The point of all this engineering, of course, is that I can now redesign the I/O API around the asynchronous task system. At present, writing a Radian program which performs any kind of I/O interaction or touches global system state in any way is a masochistic exercise in long chains of callbacks. You can’t really use the language the way it’s meant to be used, since you have to turn your code inside out just to talk to the filesystem. With the new I/O model, your entire program will effectively be one big asynchronous task, and only the presence of the sync keyword will distinguish a normal function call from one which performs some IO action.

Inside a sequence generator, one can either yield a single value into the sequence output, or yield from another sequence to splice all of its values in as though the current generator had yielded them itself. Inside an asynchronous task, however, the sync operator expects that everything you return will be another asynchronous tasks. It’s as though sync is always doing yield from: you are always syncing from another asynchronous task. If you want to create a new atomic action which just returns some value, there will be a utility function in the task module which creates such a task which you can then sync from.

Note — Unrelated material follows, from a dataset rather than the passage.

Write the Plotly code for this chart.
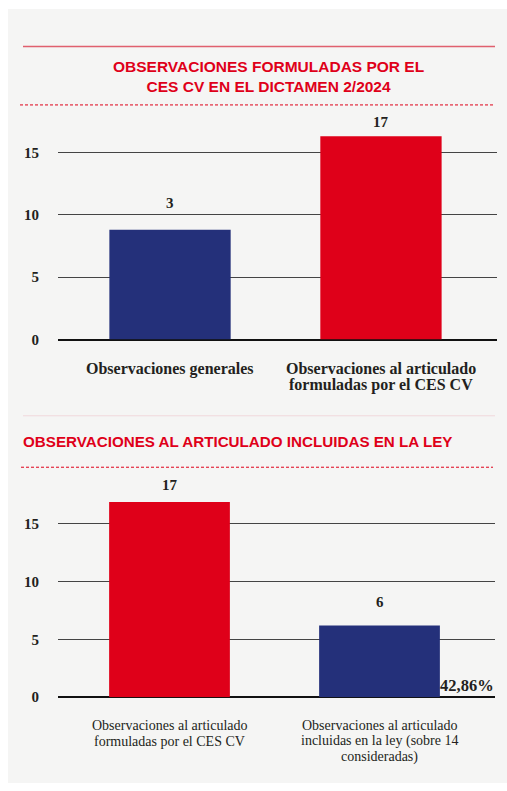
import plotly.graph_objects as go

# ---------------- data ----------------
top_categories = ["Observaciones generales", "Observaciones al articulado<br>formuladas por el CES CV"]
top_heights = [8.8, 16.3]
top_labels = ["3", "17"]

bottom_categories = ["Observaciones al articulado<br>formuladas por el CES CV",
                     "Observaciones al articulado<br>incluidas en la ley (sobre 14<br>consideradas)"]
bottom_heights = [16.9, 6.2]
bottom_labels = ["17", "6"]
percent_label = "42,86%"

y_ticks = [0, 5, 10, 15]
top_title = "OBSERVACIONES FORMULADAS POR EL<br>CES CV EN EL DICTAMEN 2/2024"
bottom_title = "OBSERVACIONES AL ARTICULADO INCLUIDAS EN LA LEY"

# ---------------- style ----------------
W, H = 507, 791
RED = "#df0019"
BLUE = "#24307a"
BG = "#f5f5f4"
SERIF = "Liberation Serif"
SANS = "Liberation Sans"
TXT = "#231f20"

def py(p):  # window pixel y -> paper fraction
    return 1 - p / H

def px(p):
    return p / W

fig = go.Figure()

fig.add_trace(go.Bar(x=top_categories, y=top_heights, marker_color=[BLUE, RED],
                     marker_line_width=0, width=0.575, xaxis="x", yaxis="y",
                     hoverinfo="skip", showlegend=False))
fig.add_trace(go.Bar(x=bottom_categories, y=bottom_heights, marker_color=[RED, BLUE],
                     marker_line_width=0, width=0.575, xaxis="x2", yaxis="y2",
                     hoverinfo="skip", showlegend=False))

xr = [-0.531, 1.55]
common_y = dict(range=[0, 18], tickvals=y_ticks, showgrid=True, gridcolor="#444444",
                gridwidth=1, zeroline=True, zerolinecolor="#111111", zerolinewidth=2,
                showline=False, ticks="", ticklabelstandoff=18,
                tickfont=dict(family=SERIF, size=15, color=TXT, weight="bold"), fixedrange=True)
common_x = dict(range=xr, showgrid=False, zeroline=False, showline=False,
                showticklabels=False, ticks="", fixedrange=True)

fig.update_layout(
    width=W, height=H,
    margin=dict(l=0, r=0, t=0, b=0),
    paper_bgcolor="white", plot_bgcolor="rgba(0,0,0,0)",
    xaxis=dict(domain=[px(58), px(497)], anchor="y", **common_x),
    yaxis=dict(domain=[py(343), py(343 - 18 * 12.6)], anchor="x", **common_y),
    xaxis2=dict(domain=[px(58), px(495)], anchor="y2", **common_x),
    yaxis2=dict(domain=[py(704.3), py(704.3 - 18 * 11.67)], anchor="x2", **common_y),
)

shapes = [
    dict(type="rect", xref="paper", yref="paper", x0=px(8), x1=1, y0=0, y1=py(9),
         fillcolor=BG, line_width=0, layer="below"),
    dict(type="line", xref="paper", yref="paper", x0=px(23), x1=px(495), y0=py(47), y1=py(47),
         line=dict(color="#e0606e", width=1.5)),
    dict(type="line", xref="paper", yref="paper", x0=px(20), x1=px(495), y0=py(106), y1=py(106),
         line=dict(color=RED, width=1, dash="3px,2px")),
    dict(type="line", xref="paper", yref="paper", x0=px(23), x1=px(495), y0=py(420), y1=py(420),
         line=dict(color="#f0d8dc", width=1)),
    dict(type="line", xref="paper", yref="paper", x0=px(21), x1=px(493), y0=py(472), y1=py(472),
         line=dict(color=RED, width=1, dash="3px,2px")),
]
fig.update_layout(shapes=shapes)

ann = []
ann.append(dict(text="<b>" + top_title + "</b>", xref="paper", yref="paper",
                x=px(268), y=py(77), xanchor="center", yanchor="middle", showarrow=False,
                font=dict(family=SANS, size=15.5, color=RED), align="center"))
ann.append(dict(text="<b>" + bottom_title + "</b>", xref="paper", yref="paper",
                x=px(21), y=py(446), xanchor="left", yanchor="middle", showarrow=False,
                font=dict(family=SANS, size=15.2, color=RED), align="left"))

# category labels (one annotation per line for tight leading)
def cat_labels(cats, xref, yref, first, step, font):
    for c in cats:
        for i, line in enumerate(c.split("<br>")):
            ann.append(dict(text=line, x=c, y=0, xref=xref, yref=yref,
                            yshift=-(first + i * step), showarrow=False, borderpad=0,
                            xanchor="center", yanchor="middle", font=font))

cat_labels(top_categories, "x", "y", 29, 16.5,
           dict(family=SERIF, size=16, color=TXT, weight="bold"))
cat_labels(bottom_categories, "x2", "y2", 28.4, 15.5,
           dict(family=SERIF, size=14, color=TXT))

top_shift = [27, 14]
for c, h, lab, s in zip(top_categories, top_heights, top_labels, top_shift):
    ann.append(dict(text="<b>" + lab + "</b>", x=c, y=h, xref="x", yref="y", yshift=s,
                    showarrow=False, yanchor="middle",
                    font=dict(family=SERIF, size=15, color=TXT)))
bottom_shift = [17, 24]
for c, h, lab, s in zip(bottom_categories, bottom_heights, bottom_labels, bottom_shift):
    ann.append(dict(text="<b>" + lab + "</b>", x=c, y=h, xref="x2", yref="y2", yshift=s,
                    showarrow=False, yanchor="middle",
                    font=dict(family=SERIF, size=15, color=TXT)))

ann.append(dict(text="<b>" + percent_label + "</b>", xref="paper", yref="paper",
                x=px(496), y=py(693), xanchor="right", yanchor="middle", showarrow=False,
                font=dict(family=SERIF, size=16.5, color=TXT)))
fig.update_layout(annotations=ann)

fig.write_html("out.html", config={"displayModeBar": False},
               post_script="document.body.style.margin='0px';"
                           "document.documentElement.style.overflow='hidden';")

Asynchronous loops are finished

Posted: July 2nd, 2012 | Author: Mars | Filed under: Progress | Comments Off

I’ve finished implementing asynchronous loops. You can now yield values or entire sequences from within a while or for loop. You can nest if, while, and for blocks arbitrarily deep, and the compiler will generate all the necessary sequencing apparatus.

Generator functions are a great way to save memory and improve processor time, compared to the alternative strategy of doing all the work up front and returning an array. If you generate a whole array, you have to keep all the memory for the whole array around until you’re done with the array, even if you’re only stepping through the array looking at a handful of its elements at a time.

Any time you might want to append a bunch of values to an output array, consider using a generator function instead. By yielding values instead of appending them, whatever process downstream is consuming the sequence can effectively single-step through your function, running only as much as necessary to produce the next value. This saves memory, since the sequence consumer can release everything it is done with and doesn’t need to use memory for data it has yet to reach. It also improves performance – since the sequence consumer is probably a for-loop, Radian’s parallel scheduler can stack your sequence generator on top of the for-loop and dispatch larger chunks to the worker threads. Larger chunks of work means fewer context switches means less overhead means higher throughput, and that’s the whole point of having multiple cores.